Estimation and spatio-temporal analysis of soil organic carbon stock in China using machine learning algorithms from 2000 to 2014

Soil is the largest carbon pool in terrestrial ecosystems, storing up to 2 or 3 times the amount of carbon present in the atmosphere, and a small change in soil carbon stock could have profound effects on atmospheric CO₂ and climate change. However, an accurate estimate of soil organic carbon (SOC) stock is still challenging. Previous studies on SOC stock prediction across China were mainly from biogeochemical models and national soil inventories, and large uncertainties still remained.
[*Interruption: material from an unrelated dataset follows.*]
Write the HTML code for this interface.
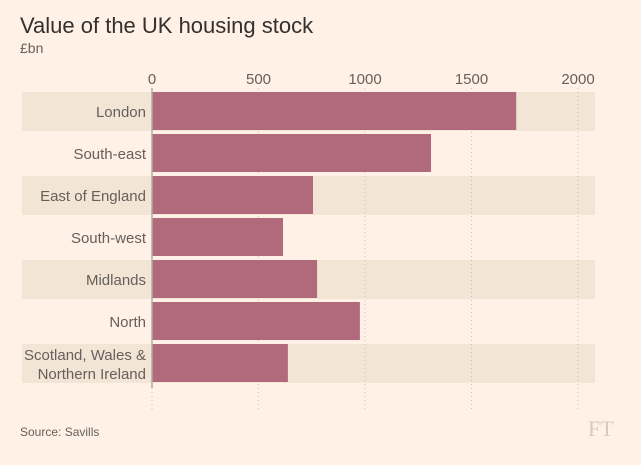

In this study, we predicted SOC stock at 0 – 20 cm and 0 – 100 cm with 3419 and 2479field observations using artificial neural network (ANN), extreme gradient boosting (XGBoost), random forest (RF), and gradient boosting regression trees (GBRT) across China with the linkage of climate, vegetation and soil variables. Results showed that RF performed best among the four machine learning approaches with model efficiency of 0.61 for 0 – 20 cm and 0.52 for 0 – 100 cm. The trained RF model was used to predicted the temporal and spatial patterns of SOC stock at a spatial resolution of 1 km from 2000 to 2014 across China. Temporally, SOC stock at 0 – 20 cm (p = 0.07) and 0 – 100 cm (p = 0.3) did not change significantly. However, SOC density showed strong spatial patterns, the mean value of SOC density at 0-20 cm and 0-100 cm increased firstly, then decreased and then increased with the increase of latitude, and the minimum density was 39.83° and 41.59°, respectively. The total SOC stocks across China were 33.68 and 95.01 Pg C for 0 – 20 cm and 0 – 100 cm, respectively. The developed SOC stock could serve as an independent dataset that could be used for decision-making and help with baseline assessments for inventory and monitoring SOC stocks for global biogeochemical models in China.